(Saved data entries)
◇ ◇ ◇ ◇

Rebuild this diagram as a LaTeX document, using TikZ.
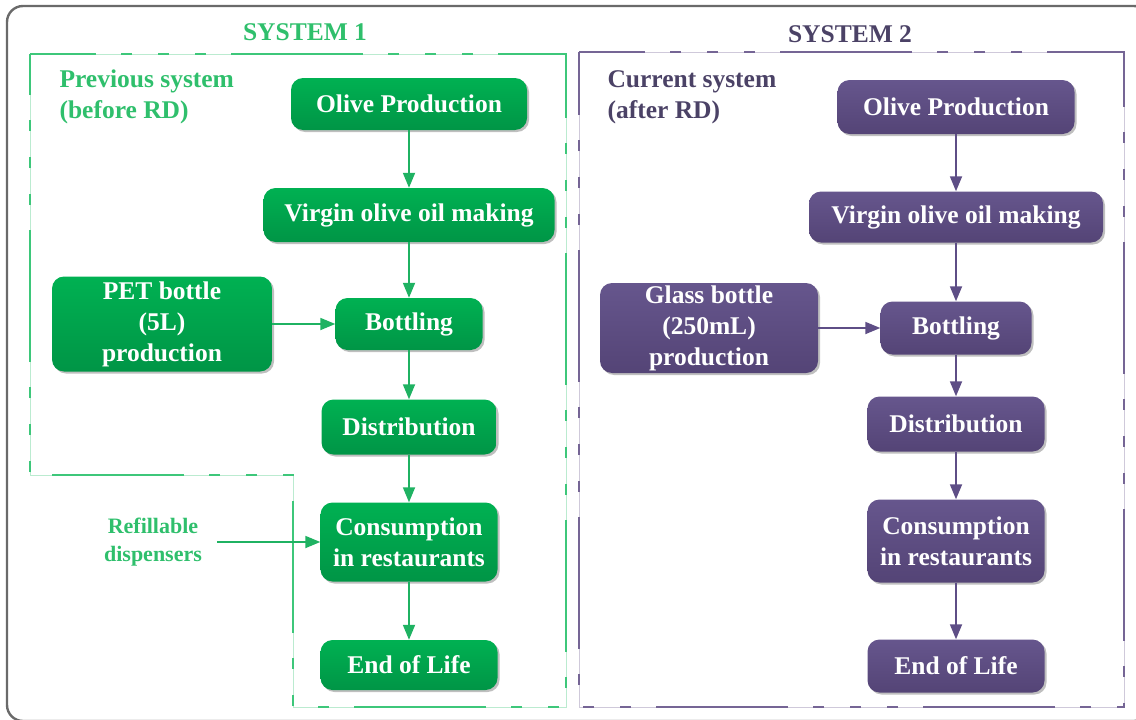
\documentclass[tikz,border=0pt]{standalone}
\usepackage{fontspec}
\setmainfont{Liberation Serif}
\usetikzlibrary{arrows.meta,shadows}
\definecolor{gruenoben}{HTML}{00B152}
\definecolor{gruenunten}{HTML}{009546}
\definecolor{gruenlinie}{HTML}{3DC77A}
\definecolor{gruenpfeil}{HTML}{1FB262}
\definecolor{gruentext}{HTML}{2FBF6C}
\definecolor{lilaoben}{HTML}{66568D}
\definecolor{lilaunten}{HTML}{544476}
\definecolor{lilalinie}{HTML}{756595}
\definecolor{lilapfeil}{HTML}{5E4E86}
\definecolor{lilatext}{HTML}{4B4266}
\definecolor{rahmen}{HTML}{6A6A6A}
\begin{document}
\begin{tikzpicture}[x=1pt, y=-1pt,
  box/.style={rounded corners=12pt, align=center, text=white, inner sep=0pt,
    font=\fontsize{25.5}{31}\selectfont\bfseries,
    drop shadow={shadow xshift=2pt, shadow yshift=-2pt, opacity=0.25, fill=black}},
  box1/.style={box, top color=gruenoben, bottom color=gruenunten},
  box2/.style={box, top color=lilaoben, bottom color=lilaunten},
  pfeil/.style={-{Triangle[length=15pt,width=12pt]}, line width=1.8pt},
  grenze/.style={line width=2.5pt, dash pattern=on 132pt off 25pt on 11pt off 26pt on 11pt off 26pt on 11pt off 25pt, dash phase=66pt},
  titel/.style={font=\fontsize{25.5}{31}\selectfont\bfseries, align=left}]
\clip (0,0) rectangle (1136,720);
% Rahmen
\draw[line width=2.4pt, rahmen, rounded corners=16pt] (7,6) rectangle (1150,721);

% System 1
\begin{scope}[local bounding box=S1]
	% Grenze zeichnen
	\draw[grenze, gruenlinie, preaction={draw, solid, gruenlinie!35}] (30,54) -- (566,54) -- (566,707) -- (293,707) -- (293,475) -- (30,475) -- cycle;
	\node[titel, text=gruentext] (T1) at (305,32) {SYSTEM 1};
	\node[titel, text=gruentext, anchor=west] (L1) at (56,97) {Previous system\\(before RD)};
	% Kaesten
	\node[box1, minimum width=236pt, minimum height=52pt] (OP1) at (409,104) {Olive Production};
	\node[box1, minimum width=291pt, minimum height=54pt] (VO1) at (409,215) {Virgin olive oil making};
	\node[box1, minimum width=147pt, minimum height=52pt] (BO1) at (409,324) {Bottling};
	\node[box1, minimum width=220pt, minimum height=95pt] (PET) at (162,324) {PET bottle\\(5L)\\production};
	\node[box1, minimum width=175pt, minimum height=55pt] (DI1) at (409,427) {Distribution};
	\node[box1, minimum width=177pt, minimum height=79pt] (KO1) at (409,542) {Consumption\\in restaurants};
	\node[box1, minimum width=177pt, minimum height=50pt] (EL1) at (409,665) {End of Life};
	\node[text=gruentext, font=\fontsize{22}{28}\selectfont\bfseries, align=center] (REF) at (153,542) {Refillable\\dispensers};
	% Pfeile
	\draw[pfeil, gruenpfeil] (OP1) -- (VO1);
	\draw[pfeil, gruenpfeil] (VO1) -- (BO1);
	\draw[pfeil, gruenpfeil] (PET) -- (BO1);
	\draw[pfeil, gruenpfeil] (BO1) -- (DI1);
	\draw[pfeil, gruenpfeil] (DI1) -- (KO1);
	\draw[pfeil, gruenpfeil] (KO1) -- (EL1);
	\draw[pfeil, gruenpfeil, shorten <=12pt] (REF) -- (KO1);
\end{scope}

% System 2
\begin{scope}[local bounding box=S2]
	% Grenze zeichnen
	\draw[grenze, lilalinie, preaction={draw, solid, lilalinie!35}] (579,52) -- (1124,52) -- (1124,707) -- (579,707) -- cycle;
	\node[titel, text=lilatext] (T2) at (850,34) {SYSTEM 2};
	\node[titel, text=lilatext, anchor=west] (L2) at (604,97) {Current system\\(after RD)};
	% Kaesten
	\node[box2, minimum width=237pt, minimum height=54pt] (OP2) at (956,107) {Olive Production};
	\node[box2, minimum width=294pt, minimum height=51pt] (VO2) at (956,217) {Virgin olive oil making};
	\node[box2, minimum width=151pt, minimum height=53pt] (BO2) at (956,328) {Bottling};
	\node[box2, minimum width=218pt, minimum height=90pt] (GLAS) at (709,328) {Glass bottle\\(250mL)\\production};
	\node[box2, minimum width=177pt, minimum height=55pt] (DI2) at (956,424) {Distribution};
	\node[box2, minimum width=177pt, minimum height=83pt] (KO2) at (956,541) {Consumption\\in restaurants};
	\node[box2, minimum width=177pt, minimum height=53pt] (EL2) at (956,666) {End of Life};
	% Pfeile
	\draw[pfeil, lilapfeil] (OP2) -- (VO2);
	\draw[pfeil, lilapfeil] (VO2) -- (BO2);
	\draw[pfeil, lilapfeil] (GLAS) -- (BO2);
	\draw[pfeil, lilapfeil] (BO2) -- (DI2);
	\draw[pfeil, lilapfeil] (DI2) -- (KO2);
	\draw[pfeil, lilapfeil] (KO2) -- (EL2);
\end{scope}
\end{tikzpicture}
\end{document}
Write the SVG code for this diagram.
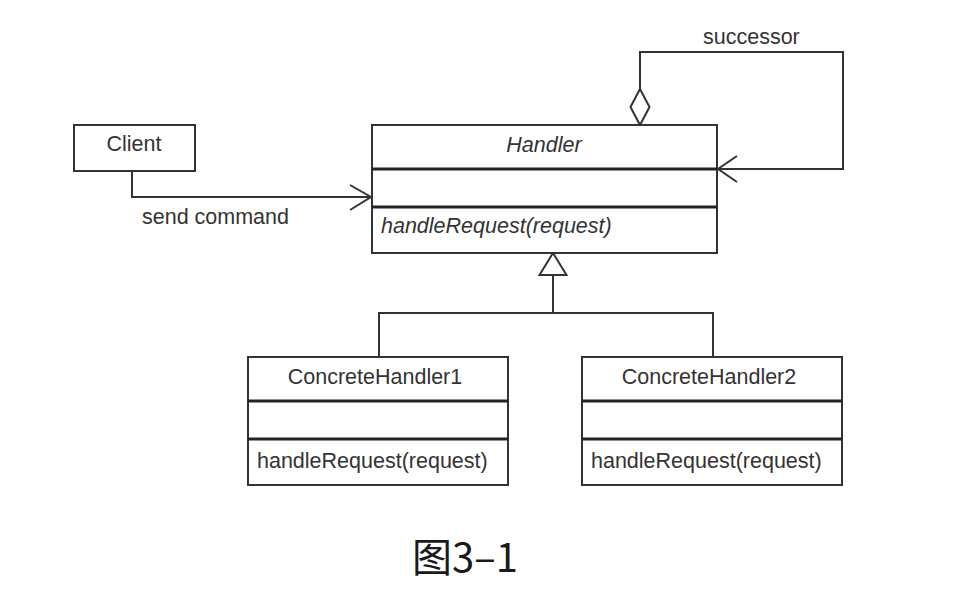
<svg xmlns="http://www.w3.org/2000/svg" width="966" height="598" viewBox="0 0 966 598">
<style>
  .box { fill: #fff; stroke: #333; stroke-width: 2; }
  .div { stroke: #222; stroke-width: 3; }
  .ln { fill: none; stroke: #333; stroke-width: 2; }
  .t { font-family: "Liberation Sans", Arial, sans-serif; font-size: 21.5px; fill: #333; }
  .c { text-anchor: middle; }
  .i { font-style: italic; }
  .cap { font-family: "Noto Sans CJK SC", "Noto Sans", sans-serif; font-size: 40px; fill: #1a1a1a; }
</style>
<rect width="966" height="598" fill="#fff"/>
<g id="connectors">
  <path class="ln" d="M132 171 V197 H371"/>
  <path class="ln" d="M350 185 L371 197 L350 210"/>
  <path class="ln" d="M640 89 V52 H843 V169 H718"/>
  <path class="ln" d="M737 156 L718 169 L737 182"/>
  <polygon points="640,89 649.5,107 640,125 630.5,107" fill="#fff" stroke="#333" stroke-width="2"/>
  <path class="ln" d="M553 274 V313 M379 357 V313 H713 V357"/>
  <polygon points="553,253 566.5,275 539.5,275" fill="#fff" stroke="#333" stroke-width="2"/>
  <text class="t" x="142" y="224">send command</text>
  <text class="t" x="703" y="44">successor</text>
</g>
<g id="client">
  <rect class="box" x="74" y="125" width="121" height="46"/>
  <text class="t c" x="134" y="151">Client</text>
</g>
<g id="handler">
  <rect class="box" x="372" y="125" width="345" height="128"/>
  <line class="div" x1="372" y1="169" x2="717" y2="169"/>
  <line class="div" x1="372" y1="207" x2="717" y2="207"/>
  <text class="t c i" x="544" y="152">Handler</text>
  <text class="t i" x="381" y="233">handleRequest(request)</text>
</g>
<g id="concreteHandler1">
  <rect class="box" x="248" y="357" width="260" height="128"/>
  <line class="div" x1="248" y1="401" x2="508" y2="401"/>
  <line class="div" x1="248" y1="439" x2="508" y2="439"/>
  <text class="t c" x="375" y="384">ConcreteHandler1</text>
  <text class="t" x="257" y="468">handleRequest(request)</text>
</g>
<g id="concreteHandler2">
  <rect class="box" x="582" y="357" width="260" height="128"/>
  <line class="div" x1="582" y1="401" x2="842" y2="401"/>
  <line class="div" x1="582" y1="439" x2="842" y2="439"/>
  <text class="t c" x="709" y="384">ConcreteHandler2</text>
  <text class="t" x="591" y="468">handleRequest(request)</text>
</g>
<g id="caption">
  <text class="cap" x="412" y="572">图3–1</text>
</g>
</svg>
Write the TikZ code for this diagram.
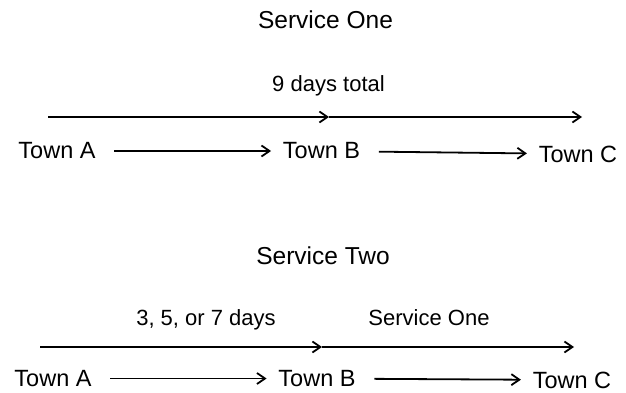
\documentclass[tikz,border=0pt]{standalone}
\usepackage{fontspec}
\setmainfont{Liberation Sans}
\usetikzlibrary{arrows.meta}

\begin{document}
\begin{tikzpicture}[
            x = 1pt, y = -1pt, % one unit per pixel, downwards
            > = {Straight Barb[length=8pt, width=11pt]}, % arrow head style
            line width = 1.8pt
            ,
            every node/.style={inner sep=3pt} % line style
        ]

        \tikzstyle{town}=[font=\fontsize{23.5}{28}\selectfont]
        \tikzstyle{heading}=[anchor=base, font=\fontsize{24.5}{29}\selectfont]
        \tikzstyle{note}=[anchor=base, font=\fontsize{22}{26}\selectfont]
        \tikzstyle{link}=[->, line width = 1.8pt, shorten < = 15pt, shorten > = 8pt]

        \useasboundingbox (0,0) rectangle (626,393);

        % Service One
        \node[heading] (S1) at (325.5,29) {Service One};
        \node[note] (D1) at (328.5,92) {9 days total};
        \coordinate (s1) at (48,117);
        \coordinate (m1) at (329,117);
        \coordinate (e1) at (582,117);

        \node[town] (A1) at (57,151) {Town A};
        \node[town] (B1) [right of=A1, node distance=264.5pt] {Town B};
        \node[town] (C1) [right of=B1, node distance=256.5pt, yshift=-3pt] {Town C};

        % Service Two
        \node[heading] (S2) at (323,264) {Service Two};
        \node[note] (D2) at (206,325) {3, 5, or 7 days};
        \node[note] (R2) at (429,325) {Service One};
        \coordinate (s2) at (40,347);
        \coordinate (m2) at (322,347);
        \coordinate (e2) at (574,347);

        \node[town] (A2) at (53,378.5) {Town A};
        \node[town] (B2) [right of=A2, node distance=264pt] {Town B};
        \node[town] (C2) [right of=B2, node distance=255pt, yshift=-1.5pt] {Town C};

        \draw[->] (s1) -- (m1);
        \draw[->] (m1) -- (e1);
        \draw[->] (s2) -- (m2);
        \draw[->] (m2) -- (e2);

        \path[link] (A1) edge (B1);
        \path[link] (B1) edge (C1);
        \path[link] (A2) edge (B2);
        \path[link] (B2) edge (C2);

    \end{tikzpicture}
\end{document}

◇ ◇ ◇ ◇

**TASK BRIEF**
Search the listing for the string "code". Copy each line where it turns up.

**TASK RESPONSE**
Write the SVG code for this diagram.
Write the TikZ code for this diagram.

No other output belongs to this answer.